Vice-President Mike Pence appeared in his role of chamber‘s president and cast the tie-breaker, as the House found itself in a 50-50 vote stalemate. This marks the most significant roll-back of financial policy instituted during the Obama administration since President Trump was sworn in and declared he‘d give Wall Street more freedom of movement. In the end, the tally was 51-50.

The House of Representatives, which has a Republican majority, has already resolved to repeal the Consumer Financial Protection Bureau (CFPB), which had been released in July. It also resolved to ban similar institutions from being formed later down the road by bars regulators.

Once Trump signs the resolution, it will bring a harsh end to an effort lobbied for by federal regulators, financial lobbyists and consumer advocacy groups.

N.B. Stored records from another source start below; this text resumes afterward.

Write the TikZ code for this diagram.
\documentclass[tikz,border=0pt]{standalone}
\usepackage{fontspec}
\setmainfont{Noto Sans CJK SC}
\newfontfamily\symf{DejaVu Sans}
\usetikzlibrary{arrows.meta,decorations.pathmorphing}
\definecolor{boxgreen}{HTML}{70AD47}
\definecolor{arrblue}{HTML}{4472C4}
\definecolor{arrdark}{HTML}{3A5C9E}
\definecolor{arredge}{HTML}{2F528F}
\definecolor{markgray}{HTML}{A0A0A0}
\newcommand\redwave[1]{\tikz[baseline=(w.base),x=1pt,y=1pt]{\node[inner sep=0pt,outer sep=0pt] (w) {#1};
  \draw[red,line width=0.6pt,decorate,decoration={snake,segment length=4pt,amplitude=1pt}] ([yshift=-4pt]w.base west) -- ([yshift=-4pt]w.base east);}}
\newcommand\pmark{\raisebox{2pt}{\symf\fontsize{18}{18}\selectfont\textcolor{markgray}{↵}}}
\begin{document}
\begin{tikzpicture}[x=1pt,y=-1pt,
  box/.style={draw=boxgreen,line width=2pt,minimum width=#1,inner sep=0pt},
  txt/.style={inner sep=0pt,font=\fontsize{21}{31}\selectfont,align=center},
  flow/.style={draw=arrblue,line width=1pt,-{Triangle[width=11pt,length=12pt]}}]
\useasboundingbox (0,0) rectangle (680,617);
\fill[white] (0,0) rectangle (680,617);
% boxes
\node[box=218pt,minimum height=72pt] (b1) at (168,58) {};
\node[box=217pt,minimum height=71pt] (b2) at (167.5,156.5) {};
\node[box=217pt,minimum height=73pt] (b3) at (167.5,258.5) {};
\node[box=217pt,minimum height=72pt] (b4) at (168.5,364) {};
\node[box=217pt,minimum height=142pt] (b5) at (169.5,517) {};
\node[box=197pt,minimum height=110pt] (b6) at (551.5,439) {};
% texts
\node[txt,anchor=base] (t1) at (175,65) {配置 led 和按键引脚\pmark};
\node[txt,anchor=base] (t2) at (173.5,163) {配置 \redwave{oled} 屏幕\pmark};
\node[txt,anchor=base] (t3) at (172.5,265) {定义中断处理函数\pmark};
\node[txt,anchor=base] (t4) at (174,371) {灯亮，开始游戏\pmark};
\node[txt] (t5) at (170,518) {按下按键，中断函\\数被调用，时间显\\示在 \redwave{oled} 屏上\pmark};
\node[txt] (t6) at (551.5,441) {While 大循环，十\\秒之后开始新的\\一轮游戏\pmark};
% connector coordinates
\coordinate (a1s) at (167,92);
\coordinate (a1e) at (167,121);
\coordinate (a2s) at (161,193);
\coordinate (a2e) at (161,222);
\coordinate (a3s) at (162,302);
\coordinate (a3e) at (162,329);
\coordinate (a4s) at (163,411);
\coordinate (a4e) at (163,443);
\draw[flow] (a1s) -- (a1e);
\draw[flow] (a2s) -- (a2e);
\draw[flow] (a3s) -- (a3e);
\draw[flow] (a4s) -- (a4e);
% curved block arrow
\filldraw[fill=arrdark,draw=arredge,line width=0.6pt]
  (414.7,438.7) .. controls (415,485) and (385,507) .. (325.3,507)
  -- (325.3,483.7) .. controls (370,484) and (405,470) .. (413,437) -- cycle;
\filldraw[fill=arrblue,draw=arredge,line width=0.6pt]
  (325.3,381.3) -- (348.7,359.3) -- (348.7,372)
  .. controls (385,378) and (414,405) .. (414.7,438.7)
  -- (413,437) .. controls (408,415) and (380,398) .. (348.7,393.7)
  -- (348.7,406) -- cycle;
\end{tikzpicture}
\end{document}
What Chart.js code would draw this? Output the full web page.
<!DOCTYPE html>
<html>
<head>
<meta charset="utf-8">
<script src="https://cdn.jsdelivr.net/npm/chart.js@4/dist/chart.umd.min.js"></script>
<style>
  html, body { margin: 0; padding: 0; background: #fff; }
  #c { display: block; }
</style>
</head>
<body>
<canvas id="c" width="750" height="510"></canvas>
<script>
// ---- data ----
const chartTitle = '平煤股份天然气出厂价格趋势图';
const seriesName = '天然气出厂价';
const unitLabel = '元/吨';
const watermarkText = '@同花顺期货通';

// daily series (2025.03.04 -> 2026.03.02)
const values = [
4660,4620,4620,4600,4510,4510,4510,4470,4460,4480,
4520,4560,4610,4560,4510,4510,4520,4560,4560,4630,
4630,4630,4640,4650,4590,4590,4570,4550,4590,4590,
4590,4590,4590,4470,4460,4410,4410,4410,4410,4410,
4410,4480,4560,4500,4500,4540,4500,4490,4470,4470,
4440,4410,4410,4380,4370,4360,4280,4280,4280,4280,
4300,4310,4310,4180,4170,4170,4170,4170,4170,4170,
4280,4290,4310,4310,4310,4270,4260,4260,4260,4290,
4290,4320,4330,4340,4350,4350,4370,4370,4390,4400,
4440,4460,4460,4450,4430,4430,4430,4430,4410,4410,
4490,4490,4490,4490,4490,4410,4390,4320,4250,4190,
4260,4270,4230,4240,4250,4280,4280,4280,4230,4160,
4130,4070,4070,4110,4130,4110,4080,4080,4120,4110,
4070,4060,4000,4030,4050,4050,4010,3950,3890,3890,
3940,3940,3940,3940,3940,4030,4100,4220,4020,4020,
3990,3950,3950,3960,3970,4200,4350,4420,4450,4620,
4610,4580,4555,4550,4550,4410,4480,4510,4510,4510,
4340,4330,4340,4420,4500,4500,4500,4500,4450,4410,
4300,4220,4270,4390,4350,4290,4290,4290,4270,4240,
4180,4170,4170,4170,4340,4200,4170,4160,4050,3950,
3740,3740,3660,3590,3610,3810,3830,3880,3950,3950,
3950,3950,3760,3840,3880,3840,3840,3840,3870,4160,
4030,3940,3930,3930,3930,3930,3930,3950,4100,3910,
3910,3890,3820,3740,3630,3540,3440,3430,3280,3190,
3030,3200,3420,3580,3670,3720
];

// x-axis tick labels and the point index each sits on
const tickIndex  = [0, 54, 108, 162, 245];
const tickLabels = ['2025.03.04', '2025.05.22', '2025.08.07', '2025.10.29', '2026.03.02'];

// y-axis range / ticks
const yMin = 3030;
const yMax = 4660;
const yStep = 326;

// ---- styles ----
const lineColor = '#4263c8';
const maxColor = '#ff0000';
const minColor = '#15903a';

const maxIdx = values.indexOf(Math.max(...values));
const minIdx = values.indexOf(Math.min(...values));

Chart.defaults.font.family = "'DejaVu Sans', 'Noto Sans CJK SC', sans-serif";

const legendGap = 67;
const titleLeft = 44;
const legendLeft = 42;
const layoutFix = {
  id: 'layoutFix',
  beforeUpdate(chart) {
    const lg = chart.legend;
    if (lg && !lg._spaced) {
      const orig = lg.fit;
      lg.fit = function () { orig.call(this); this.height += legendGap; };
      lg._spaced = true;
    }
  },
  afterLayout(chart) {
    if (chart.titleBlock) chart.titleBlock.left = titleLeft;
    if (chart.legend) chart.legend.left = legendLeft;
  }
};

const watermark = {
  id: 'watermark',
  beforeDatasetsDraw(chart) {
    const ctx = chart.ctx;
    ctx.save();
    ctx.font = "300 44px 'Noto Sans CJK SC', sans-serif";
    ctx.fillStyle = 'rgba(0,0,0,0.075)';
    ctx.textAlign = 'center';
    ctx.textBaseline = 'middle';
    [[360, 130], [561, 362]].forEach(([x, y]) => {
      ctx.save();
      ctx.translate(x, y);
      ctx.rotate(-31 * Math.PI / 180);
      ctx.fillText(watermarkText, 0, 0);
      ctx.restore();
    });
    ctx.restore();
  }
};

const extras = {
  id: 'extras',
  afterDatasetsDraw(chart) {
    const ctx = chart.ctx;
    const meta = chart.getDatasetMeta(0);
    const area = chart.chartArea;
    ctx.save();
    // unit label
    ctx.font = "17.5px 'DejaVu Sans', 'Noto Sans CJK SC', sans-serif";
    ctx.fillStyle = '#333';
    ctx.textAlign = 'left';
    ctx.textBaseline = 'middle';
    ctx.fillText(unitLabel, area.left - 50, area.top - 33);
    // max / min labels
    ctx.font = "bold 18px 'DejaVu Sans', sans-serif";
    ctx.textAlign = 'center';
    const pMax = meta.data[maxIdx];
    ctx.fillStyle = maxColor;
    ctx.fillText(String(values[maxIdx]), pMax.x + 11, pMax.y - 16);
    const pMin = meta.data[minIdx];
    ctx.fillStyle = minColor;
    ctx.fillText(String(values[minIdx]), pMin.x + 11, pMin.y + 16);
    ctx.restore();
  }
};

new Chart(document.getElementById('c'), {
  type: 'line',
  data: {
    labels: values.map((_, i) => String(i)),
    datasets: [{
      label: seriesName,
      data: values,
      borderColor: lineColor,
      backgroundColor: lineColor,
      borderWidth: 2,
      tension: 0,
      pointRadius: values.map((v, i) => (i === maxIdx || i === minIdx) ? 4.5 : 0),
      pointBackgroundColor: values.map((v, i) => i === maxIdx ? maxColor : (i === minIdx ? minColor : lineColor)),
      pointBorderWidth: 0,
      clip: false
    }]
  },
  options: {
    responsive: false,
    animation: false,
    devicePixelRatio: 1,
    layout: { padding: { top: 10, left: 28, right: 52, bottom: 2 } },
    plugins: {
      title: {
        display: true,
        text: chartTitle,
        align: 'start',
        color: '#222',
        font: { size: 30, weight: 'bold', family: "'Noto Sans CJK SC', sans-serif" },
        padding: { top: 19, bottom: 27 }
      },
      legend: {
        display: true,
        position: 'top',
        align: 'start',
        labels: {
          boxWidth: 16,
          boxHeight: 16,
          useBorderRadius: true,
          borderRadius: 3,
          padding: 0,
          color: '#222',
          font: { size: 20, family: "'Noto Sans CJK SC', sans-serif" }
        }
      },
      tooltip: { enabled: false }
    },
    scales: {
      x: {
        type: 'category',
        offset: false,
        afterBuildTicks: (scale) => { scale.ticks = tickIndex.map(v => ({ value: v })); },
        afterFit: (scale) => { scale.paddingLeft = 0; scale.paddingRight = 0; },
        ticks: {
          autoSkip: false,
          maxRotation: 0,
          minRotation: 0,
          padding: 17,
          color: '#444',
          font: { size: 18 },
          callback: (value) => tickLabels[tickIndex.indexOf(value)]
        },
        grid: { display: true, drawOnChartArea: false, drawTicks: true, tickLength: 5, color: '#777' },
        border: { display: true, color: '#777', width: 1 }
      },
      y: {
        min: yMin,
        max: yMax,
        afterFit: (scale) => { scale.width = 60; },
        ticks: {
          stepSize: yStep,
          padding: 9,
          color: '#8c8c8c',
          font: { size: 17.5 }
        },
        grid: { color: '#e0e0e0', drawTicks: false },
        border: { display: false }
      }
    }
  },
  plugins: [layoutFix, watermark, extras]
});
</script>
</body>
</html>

Richard Cordray – Director of the CFPB, was appointed during former president Barack Obama‘s administration. Known as a man of few comments, he couldn‘t avoid voicing his opinion on Tuesday night. “Wall Street won and ordinary people lost,“ he said

He added: “This vote means the courtroom doors will remain closed for groups of people seeking justice and relief when they are wronged by a company.“

With this ruling, consumers find themselves bound to take any and all disputes to closed-door arbitration instead of being able to join class-action lawsuits. Class-actions allow complainants to pool in on litigation costs. These clauses have become a standard for practically every consumer product in the United States since being ruled legal in 2011 by the Supreme Court.

More recently, embattled Equifax Inc. (EFX) drew more unnecessary heat towards itself when it included forced arbitration in the terms of use for their free credit monitoring software, after its infamous data breach. The clauses were later removed.